Au total, le rĂšgne d’Umar ibn Abd al-AzĂźz Ă  la tĂȘte de l’empire musulman a durĂ© seulement vingt neuf mois. Ceux qui ne rĂȘvent que de domination, de fraude et de corruption vont interrompre cette belle histoire en empoisonnant cet homme engagĂ© au service de la justice et des pauvres. Mais il aura gravĂ© son nom en lettres d’or dans le cadran de l’histoire de la lutte contre l’injustice et la pauvretĂ©.
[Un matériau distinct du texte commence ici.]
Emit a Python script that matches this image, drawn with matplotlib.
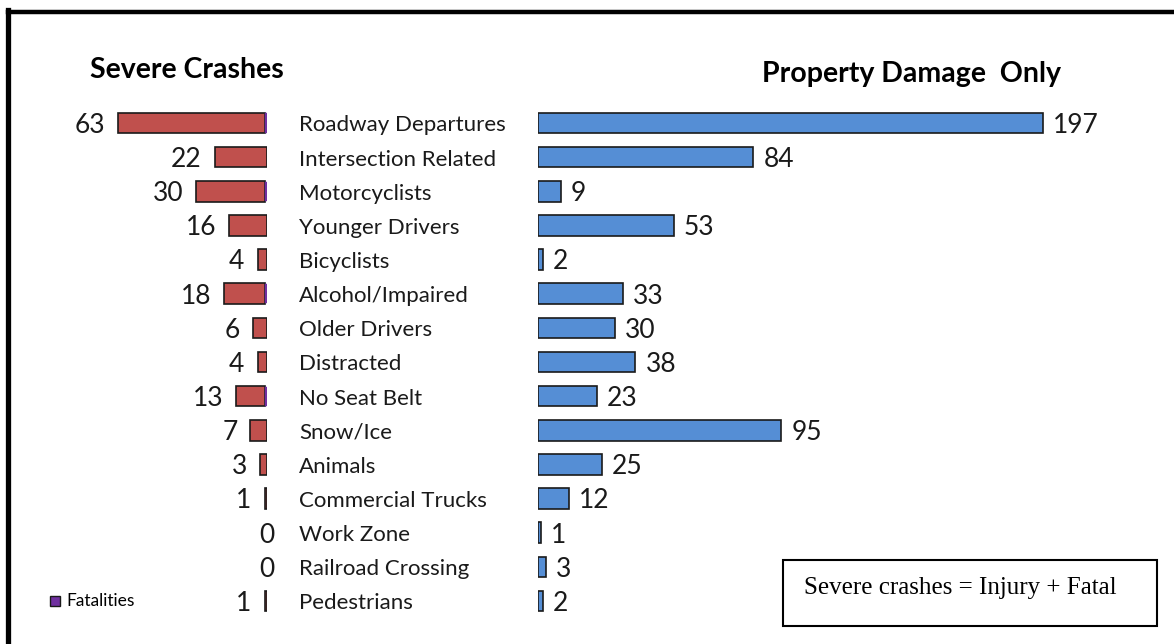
import matplotlib
matplotlib.use('Agg')
import numpy as np
from matplotlib import pyplot as plt
from matplotlib import transforms
from matplotlib.patches import Rectangle

categories = ['Roadway Departures', 'Intersection Related', 'Motorcyclists',
              'Younger Drivers', 'Bicyclists', 'Alcohol/Impaired', 'Older Drivers',
              'Distracted', 'No Seat Belt', 'Snow/Ice', 'Animals',
              'Commercial Trucks', 'Work Zone', 'Railroad Crossing', 'Pedestrians']
severe = [63, 22, 30, 16, 4, 18, 6, 4, 13, 7, 3, 1, 0, 0, 1]
fatal = [1, 0, 1, 0, 0, 1, 0, 0, 1, 0, 0, 0, 0, 0, 0]
pdo = [197, 84, 9, 53, 2, 33, 30, 38, 23, 95, 25, 12, 1, 3, 2]

injury = [s - f for s, f in zip(severe, fatal)]

W, H = 1174, 644
red = '#C0504D'
blue = '#558ED5'
purple = '#7030A0'
edge = '#1a1a1a'
font = 'Lato'
dy = 0.07  # nudge labels down a little so they sit on the bar centre

fig = plt.figure(figsize=(W / 100, H / 100), dpi=100)

rows = np.arange(len(categories))
# rows sit 34.14 px apart, first one at 123 px from the top
ylim = (644 - 123) / 34.14, -123 / 34.14

# severe crashes, growing leftwards from x=267px
axL = fig.add_axes([0, 0, 267 / W, 1])
for r, f, i in zip(rows, fatal, injury):
    if i > 0:
        axL.barh(r, i, left=f, height=0.6, color=red, edgecolor=edge, linewidth=1.2)
    if f > 0:
        axL.barh(r, f, height=0.56, color=purple, edgecolor=purple, linewidth=0.3, zorder=3)
axL.set_xlim(267 / 2.365, 0)
axL.set_ylim(*ylim)
axL.axis('off')
for r, v in zip(rows, severe):
    if v == 0:
        axL.text(0, r + dy, str(v), ha='center', va='center', fontsize=19,
                 family=font, color='#1a1a1a', clip_on=False)
    else:
        axL.text(v + 5.5, r + dy, str(v), ha='right', va='center', fontsize=19,
                 family=font, color='#1a1a1a')

# property damage only, growing rightwards from x=538px
axR = fig.add_axes([538 / W, 0, (W - 538) / W, 1])
axR.barh(rows, pdo, height=0.6, color=blue, edgecolor=edge, linewidth=1.2)
axR.set_xlim(0, (W - 538) / 2.563)
axR.set_ylim(*ylim)
axR.axis('off')
for r, v in zip(rows, pdo):
    axR.text(v + 3.9, r + dy, str(v), ha='left', va='center', fontsize=19,
             family=font, color='#1a1a1a')

# category names between the two halves
trans = transforms.blended_transform_factory(fig.transFigure, axL.transData)
for r, c in zip(rows, categories):
    axL.text(299 / W, r + dy, c, transform=trans, ha='left', va='center',
             fontsize=16, family=font, color='#1a1a1a', clip_on=False)

fig.text(90 / W, 1 - 70 / H, 'Severe Crashes', ha='left', va='center',
         fontsize=20.5, fontweight='bold', family=font)
fig.text(762 / W, 1 - 74 / H, 'Property Damage  Only', ha='left', va='center',
         fontsize=20.5, fontweight='bold', family=font)

# fatalities legend key
fig.patches.append(Rectangle((50 / W, 1 - 606 / H), 10 / W, 10 / H, transform=fig.transFigure,
                             facecolor=purple, edgecolor=edge, linewidth=1))
fig.text(66 / W, 1 - 601 / H, 'Fatalities', ha='left', va='center', fontsize=12.5, family=font)

# note box
fig.patches.append(Rectangle((783 / W, 1 - 626 / H), 374 / W, 66 / H, transform=fig.transFigure,
                             facecolor='white', edgecolor='black', linewidth=1.5))
fig.text(804 / W, 1 - 588 / H, 'Severe crashes = Injury + Fatal', ha='left', va='center',
         fontsize=18, family='Liberation Serif')

# outer frame, top and left edges
fig.add_artist(plt.Line2D([7.5 / W, 1], [1 - 11.5 / H, 1 - 11.5 / H], transform=fig.transFigure,
                          color='black', linewidth=3.2))
fig.add_artist(plt.Line2D([7.5 / W, 7.5 / W], [0, 1 - 10 / H], transform=fig.transFigure,
                          color='black', linewidth=3.8))

plt.savefig('out.png', dpi=100)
Nul mieux que LĂ©on III, l’empereur byzantin, n’a rendu un hommage plus beau Ă  Umar ibn Abd al-AzĂźz Ă  sa mort. Les belles paroles de celui qui est pourtant son adversaire rĂ©sonnent encore dans l’histoire : « Un roi dont personne n’a jamais Ă©galĂ© la justice est mort. Il n’y a rien d’étonnant Ă  ce qu’un moine renonce aux plaisirs de la vie pour adorer Dieu dans sa cellule. Ce qui est Ă©tonnant, par contre, c’est qu’un homme se voie maĂźtre du monde mais choisit de vivre en ascĂšte. Il est normal qu’un tel homme meure d’une mort prĂ©coce ; les bons s’en vont rapidement et ne restent pas longtemps en compagnie des mĂ©chants » KhĂąlid Muhammad KhĂąlid, 2009, p.412).

Pour conclure, Umar ibn Abd al-AzĂźz fait partie de ces rares chefs d’État de l’histoire qui ont exercĂ© le pouvoir politique dans le but de la libĂ©ration des dĂ©shĂ©ritĂ©s et des opprimĂ©s. Il est une source d’inspiration inĂ©puisable pour ceux rĂȘvent de rĂ©habiliter l’action politique dans la voie de la justice, de l’équitĂ© et de la libertĂ©.